The confirmation of arbitration awards is governed by Section 11 of the Uniform Arbitration Act (Ill. Rev. Stat. 1961, ch. 10, par. Ill) which provides:

“Upon application of a party, the court shall confirm an award, unless within the time limits hereinafter imposed grounds are urged for vacating or modifying or correcting the award, in which case the court shall proceed as provided in Sections 12 and 13.” 2

Since defendants requested vacation of the award, Section 12 (a) governs and provides:

“Upon application of a party, the court shall vacate an award where:
(1) The award was procured by corruption, fraud or other undue means;
(2) There was evident partiality by an arbitrator appointed as a neutral or corruption in any one of the arbitrators or misconduct prejudicing the rights of any party;
(3) The arbitrators exceeded their powers;
(4) The arbitrators refused to postpone the hearing upon sufficient cause being shown therefore or refused to hear evidence material to the controversy or otherwise so conducted the hearing contrary to the provisions of Section 5, 3 as to prejudice substantially the rights of a party; or
(5) There was no arbitration agreement and the issue was not adversely determined in proceedings under Section 2 4 and the party did not participate in the arbitration hearing without raising the objection; but the fact that the relief was such that it could not or would not be granted by a court of law or equity is not ground for vacating or refusing to confirm the award.”

Section 12 (d) provides:

“If the application to vacate is denied and no motion to modify or correct the award is pending, the court shall confirm the award.”

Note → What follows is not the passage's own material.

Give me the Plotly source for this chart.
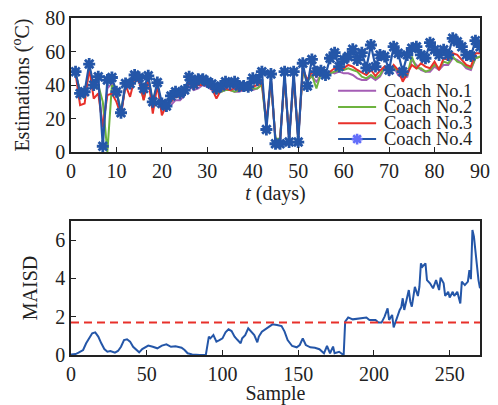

The limited nature of the grounds for vacation as provided in the current Section 12 is in accordance with the prior development of the law (Historical & Practical Notes, SHA, Ch. 110, § 112) and reflective of the well recognized principle that courts should look with favor upon arbitration as a method of settling controversies. Brown v. Atwood (1922), 224 Ill.App. 77; Cohen v. Myers (1969), 115 Ill.App.2d 286.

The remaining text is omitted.